How can communities better prepare and respond to natural hazards and disasters? In what ways can community science empower community members to build disaster resilient societies?
Thanks to a $227,000 grant through the Social Sciences and Humanities Research Council of Canada (SSHRC) New Frontiers in Research Fund (NFRF) Special Call on Innovative Approaches to Research in the Pandemic Context, Dr. Bala Nikku — the first TRU faculty member to receive NFRF Special Call funding as a principal investigator— can look at the power of community science and the important role of social work in natural hazards and disasters.
Natural disasters inform work
Born in an Indian village and raised in an agricultural community, Nikku is all-too familiar with natural disasters.
“Famine, floods and poverty are common where I’m from,” says Nikku, “so these lived experiences have certainly informed my work.”
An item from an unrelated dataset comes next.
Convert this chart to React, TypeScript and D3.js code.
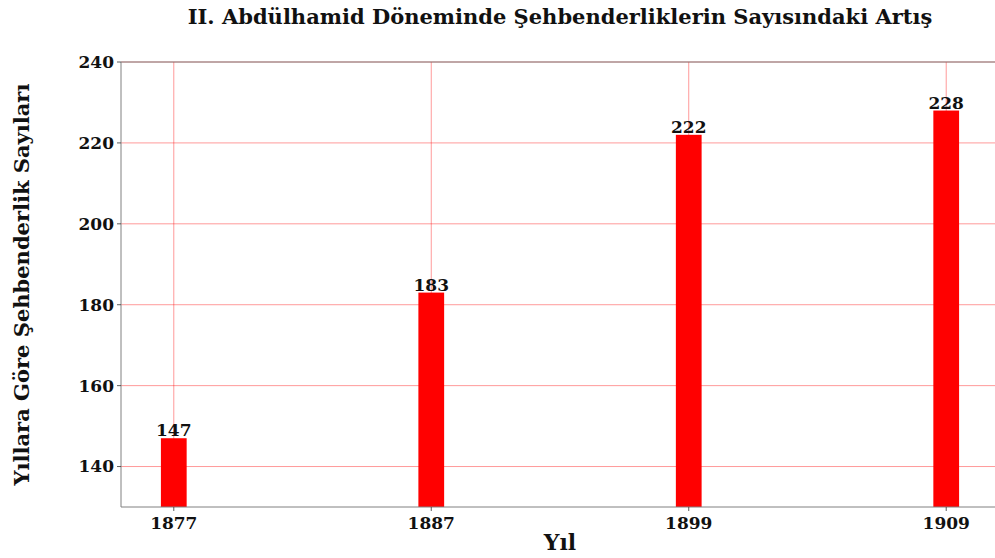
import { useEffect, useRef } from "react"
import * as d3 from "d3"

const years = ["1877", "1887", "1899", "1909"]
const counts = [147, 183, 222, 228]
const yTicks = [140, 160, 180, 200, 220, 240]

const titleText = "II. Abdülhamid Döneminde Şehbenderliklerin Sayısındaki Artış"
const xLabelText = "Yıl"
const yLabelText = "Yıllara Göre Şehbenderlik Sayıları"

const FONT = "'DejaVu Serif', serif"

export default function App() {
    const ref = useRef<SVGSVGElement | null>(null)

    useEffect(() => {
        const node = ref.current
        if (!node) return

        const width = 995
        const height = 558
        const margin = { top: 62, right: -4, bottom: 51, left: 121 }
        const innerW = width - margin.left - margin.right
        const innerH = height - margin.top - margin.bottom

        const svg = d3.select(node)
        svg.selectAll("*").remove()

        const g = svg.append("g")
            .attr("transform", `translate(${margin.left},${margin.top})`)

        // categorical positions like matplotlib: index 0..n-1 with padding
        const x = d3.scaleLinear()
            .domain([-0.205, years.length - 1 + 0.205])
            .range([0, innerW])

        const y = d3.scaleLinear()
            .domain([130, 240])
            .range([innerH, 0])

        const barW = x(0.1) - x(0)

        // grid
        g.append("g")
            .selectAll("line")
            .data(yTicks)
            .join("line")
            .attr("x1", 0)
            .attr("x2", innerW)
            .attr("y1", d => y(d))
            .attr("y2", d => y(d))
            .attr("stroke", "red")
            .attr("stroke-opacity", 0.5)
            .attr("stroke-width", 0.8)

        g.append("g")
            .selectAll("line")
            .data(years)
            .join("line")
            .attr("x1", (_, i) => x(i))
            .attr("x2", (_, i) => x(i))
            .attr("y1", 0)
            .attr("y2", innerH)
            .attr("stroke", "red")
            .attr("stroke-opacity", 0.5)
            .attr("stroke-width", 0.8)

        // bars
        g.append("g")
            .selectAll("rect")
            .data(counts)
            .join("rect")
            .attr("x", (_, i) => x(i) - barW / 2)
            .attr("y", d => y(d))
            .attr("width", barW)
            .attr("height", d => innerH - y(d))
            .attr("fill", "red")

        // value labels
        g.append("g")
            .selectAll("text")
            .data(counts)
            .join("text")
            .attr("x", (_, i) => x(i))
            .attr("y", d => y(d) - 2)
            .attr("text-anchor", "middle")
            .attr("font-family", FONT)
            .attr("font-weight", "bold")
            .attr("font-size", 17)
            .attr("fill", "#111")
            .text(d => d)

        // spines (right one falls outside the picture)
        const spine = "#808080"
        g.append("line")
            .attr("x1", 0).attr("x2", 0).attr("y1", 0).attr("y2", innerH)
            .attr("stroke", spine).attr("stroke-width", 1)
        g.append("line")
            .attr("x1", 0).attr("x2", innerW).attr("y1", innerH).attr("y2", innerH)
            .attr("stroke", spine).attr("stroke-width", 1)
        g.append("line")
            .attr("x1", 0).attr("x2", innerW).attr("y1", 0).attr("y2", 0)
            .attr("stroke", spine).attr("stroke-width", 1)

        // y ticks
        const yt = g.append("g")
            .selectAll("g")
            .data(yTicks)
            .join("g")
            .attr("transform", d => `translate(0,${y(d)})`)
        yt.append("line")
            .attr("x1", -4).attr("x2", 0)
            .attr("stroke", "#333").attr("stroke-width", 0.8)
        yt.append("text")
            .attr("x", -7)
            .attr("dy", "0.35em")
            .attr("text-anchor", "end")
            .attr("font-family", FONT)
            .attr("font-weight", "bold")
            .attr("font-size", 17)
            .attr("fill", "#111")
            .text(d => d)

        // x ticks
        const xt = g.append("g")
            .selectAll("g")
            .data(years)
            .join("g")
            .attr("transform", (_, i) => `translate(${x(i)},${innerH})`)
        xt.append("line")
            .attr("y1", 0).attr("y2", 4)
            .attr("stroke", "#333").attr("stroke-width", 0.8)
        xt.append("text")
            .attr("y", 22)
            .attr("text-anchor", "middle")
            .attr("font-family", FONT)
            .attr("font-weight", "bold")
            .attr("font-size", 17)
            .attr("fill", "#111")
            .text(d => d)

        // title
        svg.append("text")
            .attr("x", margin.left + innerW / 2)
            .attr("y", 24)
            .attr("text-anchor", "middle")
            .attr("font-family", FONT)
            .attr("font-weight", "bold")
            .attr("font-size", 21)
            .attr("fill", "#111")
            .text(titleText)

        // axis labels
        svg.append("text")
            .attr("x", margin.left + innerW / 2)
            .attr("y", 550)
            .attr("text-anchor", "middle")
            .attr("font-family", FONT)
            .attr("font-weight", "bold")
            .attr("font-size", 22)
            .attr("fill", "#111")
            .text(xLabelText)

        svg.append("text")
            .attr("transform", `translate(29,${margin.top + innerH / 2}) rotate(-90)`)
            .attr("text-anchor", "middle")
            .attr("font-family", FONT)
            .attr("font-weight", "bold")
            .attr("font-size", 21)
            .attr("fill", "#111")
            .text(yLabelText)
    }, [])

    return (
        <svg
            ref={ref}
            width={995}
            height={558}
            style={{ position: "absolute", left: 0, top: 0, background: "#fff" }}
        />
    )
}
Improperly managed natural hazards — such as droughts, earthquakes and volcanic eruptions — can become natural disasters where there is a significant loss of human life, property or environmental damage. And this, according to Nikku, is where social work comes in.
“Even if hazards become disasters, they bring opportunities that inform my role as a social worker. If there is an earthquake and a school is levelled to the ground, we can consider why the building fell, look at other buildings that remain standing and explore the impact on the community. There’s an opportunity for learning that takes place.”
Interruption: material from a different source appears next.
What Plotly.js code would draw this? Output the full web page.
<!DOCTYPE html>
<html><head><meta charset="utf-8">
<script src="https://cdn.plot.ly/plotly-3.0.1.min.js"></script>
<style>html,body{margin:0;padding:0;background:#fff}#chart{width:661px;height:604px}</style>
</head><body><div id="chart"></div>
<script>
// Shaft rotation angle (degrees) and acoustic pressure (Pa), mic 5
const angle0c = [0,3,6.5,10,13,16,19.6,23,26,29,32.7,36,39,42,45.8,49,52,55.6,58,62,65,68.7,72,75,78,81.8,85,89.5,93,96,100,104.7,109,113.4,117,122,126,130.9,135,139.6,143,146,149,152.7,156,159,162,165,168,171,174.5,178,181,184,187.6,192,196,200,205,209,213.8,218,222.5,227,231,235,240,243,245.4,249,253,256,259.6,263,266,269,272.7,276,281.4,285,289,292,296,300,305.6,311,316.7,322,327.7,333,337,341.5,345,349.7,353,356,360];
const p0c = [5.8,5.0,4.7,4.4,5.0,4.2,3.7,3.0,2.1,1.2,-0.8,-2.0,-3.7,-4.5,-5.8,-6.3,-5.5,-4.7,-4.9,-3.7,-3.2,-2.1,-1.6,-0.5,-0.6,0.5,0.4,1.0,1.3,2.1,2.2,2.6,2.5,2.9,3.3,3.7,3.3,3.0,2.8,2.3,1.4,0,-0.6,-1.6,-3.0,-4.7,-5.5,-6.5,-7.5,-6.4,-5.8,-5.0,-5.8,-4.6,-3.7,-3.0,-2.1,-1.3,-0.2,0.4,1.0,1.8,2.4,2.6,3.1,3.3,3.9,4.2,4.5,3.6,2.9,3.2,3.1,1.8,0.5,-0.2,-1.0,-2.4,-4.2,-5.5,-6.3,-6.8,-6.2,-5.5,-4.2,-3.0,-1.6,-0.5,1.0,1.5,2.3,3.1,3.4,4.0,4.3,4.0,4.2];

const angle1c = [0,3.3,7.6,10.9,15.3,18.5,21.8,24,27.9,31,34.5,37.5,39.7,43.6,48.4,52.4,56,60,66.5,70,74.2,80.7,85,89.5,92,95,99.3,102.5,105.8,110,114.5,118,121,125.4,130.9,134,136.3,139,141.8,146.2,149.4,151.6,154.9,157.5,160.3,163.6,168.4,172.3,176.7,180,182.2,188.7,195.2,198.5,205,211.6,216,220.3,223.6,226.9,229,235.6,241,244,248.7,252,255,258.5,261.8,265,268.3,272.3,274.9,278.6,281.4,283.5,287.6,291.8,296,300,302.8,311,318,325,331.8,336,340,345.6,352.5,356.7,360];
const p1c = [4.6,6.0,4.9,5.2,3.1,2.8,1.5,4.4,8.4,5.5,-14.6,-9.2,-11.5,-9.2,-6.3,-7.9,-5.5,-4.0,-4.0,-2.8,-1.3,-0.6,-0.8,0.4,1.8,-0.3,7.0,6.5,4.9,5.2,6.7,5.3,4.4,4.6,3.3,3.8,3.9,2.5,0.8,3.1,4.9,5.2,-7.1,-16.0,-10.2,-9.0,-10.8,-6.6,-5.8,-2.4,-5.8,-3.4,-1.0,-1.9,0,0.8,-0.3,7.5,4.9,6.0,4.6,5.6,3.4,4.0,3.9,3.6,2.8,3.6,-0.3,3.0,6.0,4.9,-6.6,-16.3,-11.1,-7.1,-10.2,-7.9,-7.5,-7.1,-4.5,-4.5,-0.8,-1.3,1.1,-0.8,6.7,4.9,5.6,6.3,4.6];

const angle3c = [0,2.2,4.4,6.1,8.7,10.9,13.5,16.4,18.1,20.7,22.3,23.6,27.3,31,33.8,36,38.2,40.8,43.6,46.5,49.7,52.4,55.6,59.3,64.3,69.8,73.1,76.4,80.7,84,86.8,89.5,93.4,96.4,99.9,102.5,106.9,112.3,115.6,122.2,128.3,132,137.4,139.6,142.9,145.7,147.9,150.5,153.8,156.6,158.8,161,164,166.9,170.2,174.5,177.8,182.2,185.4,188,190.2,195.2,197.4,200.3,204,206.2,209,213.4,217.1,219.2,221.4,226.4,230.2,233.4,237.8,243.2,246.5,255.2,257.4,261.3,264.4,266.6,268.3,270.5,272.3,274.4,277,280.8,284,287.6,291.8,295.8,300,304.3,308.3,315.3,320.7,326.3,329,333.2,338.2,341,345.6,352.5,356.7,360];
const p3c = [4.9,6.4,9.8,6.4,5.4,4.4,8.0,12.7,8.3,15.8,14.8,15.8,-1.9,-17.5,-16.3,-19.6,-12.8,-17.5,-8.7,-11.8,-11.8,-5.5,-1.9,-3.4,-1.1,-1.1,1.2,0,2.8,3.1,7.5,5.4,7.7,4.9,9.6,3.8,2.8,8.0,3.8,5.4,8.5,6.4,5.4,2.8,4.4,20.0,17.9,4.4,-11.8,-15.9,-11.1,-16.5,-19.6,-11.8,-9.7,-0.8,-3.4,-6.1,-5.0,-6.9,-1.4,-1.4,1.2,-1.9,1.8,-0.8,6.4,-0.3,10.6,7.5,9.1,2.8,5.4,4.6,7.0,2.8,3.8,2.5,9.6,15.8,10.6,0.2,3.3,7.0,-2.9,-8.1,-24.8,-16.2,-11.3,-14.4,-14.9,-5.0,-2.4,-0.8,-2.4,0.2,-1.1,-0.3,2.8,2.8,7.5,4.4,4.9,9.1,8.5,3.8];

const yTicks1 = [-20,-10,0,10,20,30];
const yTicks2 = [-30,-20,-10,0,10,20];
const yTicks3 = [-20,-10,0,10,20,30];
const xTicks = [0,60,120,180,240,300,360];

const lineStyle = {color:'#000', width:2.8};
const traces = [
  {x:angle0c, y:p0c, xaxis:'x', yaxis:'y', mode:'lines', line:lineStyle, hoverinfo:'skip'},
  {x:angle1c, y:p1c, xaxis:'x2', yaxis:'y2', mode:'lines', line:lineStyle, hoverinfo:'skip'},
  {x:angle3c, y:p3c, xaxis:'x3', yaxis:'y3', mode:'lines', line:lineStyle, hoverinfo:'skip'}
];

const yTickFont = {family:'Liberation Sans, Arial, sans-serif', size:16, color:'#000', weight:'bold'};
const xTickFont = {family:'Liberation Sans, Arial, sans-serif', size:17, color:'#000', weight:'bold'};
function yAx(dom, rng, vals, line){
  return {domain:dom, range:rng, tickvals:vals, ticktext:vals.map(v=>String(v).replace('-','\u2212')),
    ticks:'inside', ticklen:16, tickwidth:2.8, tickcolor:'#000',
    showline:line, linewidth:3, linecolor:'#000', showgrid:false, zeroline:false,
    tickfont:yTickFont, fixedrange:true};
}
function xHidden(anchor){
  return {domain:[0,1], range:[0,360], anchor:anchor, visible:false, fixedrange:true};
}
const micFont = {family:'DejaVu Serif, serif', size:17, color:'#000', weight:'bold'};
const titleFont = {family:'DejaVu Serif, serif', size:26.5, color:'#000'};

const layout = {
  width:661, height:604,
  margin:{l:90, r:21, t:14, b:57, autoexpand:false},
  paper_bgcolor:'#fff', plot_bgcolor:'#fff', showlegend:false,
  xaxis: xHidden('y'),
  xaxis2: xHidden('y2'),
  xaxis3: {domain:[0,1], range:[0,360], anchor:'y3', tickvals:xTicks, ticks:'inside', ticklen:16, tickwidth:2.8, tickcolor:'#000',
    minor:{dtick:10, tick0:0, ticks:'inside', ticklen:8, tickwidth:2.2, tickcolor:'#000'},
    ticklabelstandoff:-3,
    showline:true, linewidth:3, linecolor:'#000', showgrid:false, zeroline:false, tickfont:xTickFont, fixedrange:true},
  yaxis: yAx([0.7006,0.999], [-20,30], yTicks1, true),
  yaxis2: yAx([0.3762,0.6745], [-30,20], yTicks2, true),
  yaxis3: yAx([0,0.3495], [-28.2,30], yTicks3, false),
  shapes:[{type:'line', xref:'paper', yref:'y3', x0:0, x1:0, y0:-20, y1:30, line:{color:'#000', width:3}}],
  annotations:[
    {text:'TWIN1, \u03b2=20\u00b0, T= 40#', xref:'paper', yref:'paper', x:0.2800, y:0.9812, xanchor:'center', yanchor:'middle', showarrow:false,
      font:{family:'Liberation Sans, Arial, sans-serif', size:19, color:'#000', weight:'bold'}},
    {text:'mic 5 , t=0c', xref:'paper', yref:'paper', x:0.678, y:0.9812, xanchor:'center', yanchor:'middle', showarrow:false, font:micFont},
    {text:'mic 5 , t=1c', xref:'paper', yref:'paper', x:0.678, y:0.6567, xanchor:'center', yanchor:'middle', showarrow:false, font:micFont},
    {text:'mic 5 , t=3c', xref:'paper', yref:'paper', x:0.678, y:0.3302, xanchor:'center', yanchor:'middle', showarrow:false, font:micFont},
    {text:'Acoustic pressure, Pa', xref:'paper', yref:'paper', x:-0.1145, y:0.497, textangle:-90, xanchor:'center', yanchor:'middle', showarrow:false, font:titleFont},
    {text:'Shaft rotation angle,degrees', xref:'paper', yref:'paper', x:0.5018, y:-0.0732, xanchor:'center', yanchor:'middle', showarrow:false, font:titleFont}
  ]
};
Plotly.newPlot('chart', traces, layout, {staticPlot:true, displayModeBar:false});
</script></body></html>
Role of place-based knowledge
For this project, Nikku and his team will focus on community-based research, using disaster-affected community sites and environments in Nepal, Sri Lanka and Canada as a starting point for planning and developing disaster resiliency.
“Nepal experienced the 2015 earthquakes, so we’ll be working with the Haku community in the Rasuwa district of northern Nepal; Sri Lanka had flooding and a tsunami in 2004, so we’re working with a fishing community in eastern Sri Lanka; and Canada had wildfires, so we’ll be consulting with an Indigenous community, yet to be selected, in BC,” says Nikku.
Unlike traditional research work, community scientists, not the researchers themselves, are driving the project research.
“I can’t understand all the experiences within these communities, so I rely on those within these communities — including community scientists, community researchers and community knowledge keepers — to provide input. And this is where the place-based knowledge comes in,” says Nikku.
Together with community members, the research team will frame research questions that are related to community disaster resilience and find answers to these questions. The community will then act on the evidence received. “For instance, if the Haku community in Nepal asks what happened to the vegetation after the 2015 earthquake, we would focus on that,” says Nikku. “We would analyze all the details and present it to them.”
Focused on enhancing community resilience in the face of natural hazards and disasters, Nikku and his team members from Canada, Nepal and Sri Lanka are creating a much-needed community disaster resilience action toolbox in the form of a website. The site will include guidance and research tools developed by communities themselves and by academic institutions that have worked together to find answers to the questions from community members.
“If any community wants to do their own research with disasters, whether with floods or wildfires or poverty, this website will document all these stories,” says Nikku. “Anyone can look at this toolbox, modify it and use it in their own context.”